Krško N-plant operating normally after Zagreb earthquake, Austria urges closure

The Krško Nuclear Power Station (NEK) said on Sunday that a preventive examination of systems and equipment had not detected any damage or impact on operations caused by a severe earthquake in Zagreb that was felt in Slovenia as well. However, Austrian politicians reiterated their calls for the closure of Slovenia’s sole nuclear power plant.

The power station, situated roughly 50 kilometres north-west of Zagreb and hence close to the earthquake’s epicentre, is operating normally, said the Nuclear Security Administration, adding that no safety alarm had gone off either.

NEK spokeswoman Ida Novak Jerele told the STA that the nuclear plant had various and specific protocols prepared in case of potential natural or other disasters. Nuclear experts performed their tasks and analyses in line with them today as well, she added.

Meanwhile, the Austrian press agency APA reported that cross-partisan calls for the NEK shutdown followed the 5.3 magnitude quake. A number of Austrian politicians said that the plant posed a great risk to the region’s security and that its lifespan was coming to an end.

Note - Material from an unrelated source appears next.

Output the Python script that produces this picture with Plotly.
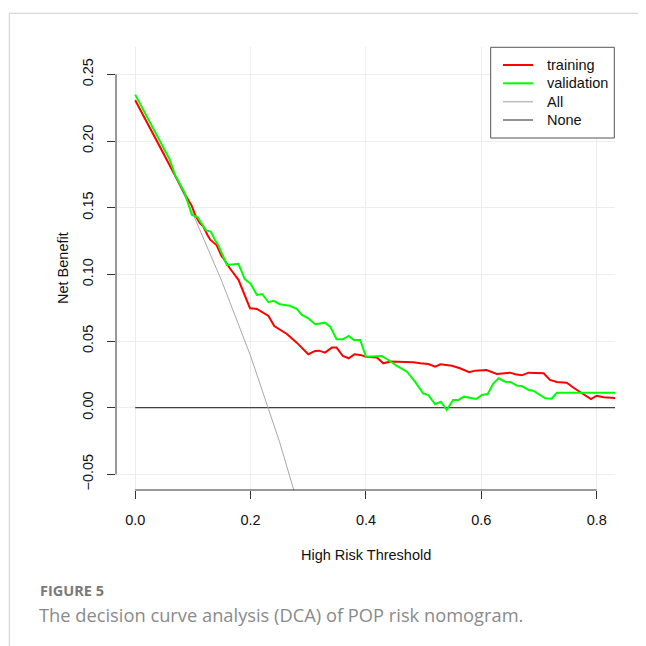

“It all turned out well this time, but what about next time,” the governor of the Austrian state of Carinthia, Peter Kaiser, told the media. He said that a transition to alternative energy resources did not have an alternative in the medium-term and long-term.

The Austrian politicians highlighted that NEK had a limited lifespan and would have to be closed by 2023, saying that today’s earthquake should be a wake-up call reminding Slovenia to shut down its sole nuclear power plant.

They all agreed that plans to build a new reactor at the power station would have to be dropped. The last time Austria protested over this issue was last year in August when the then Prime Minister Marjan Šarec said that all the efforts had to go into the construction of another reactor.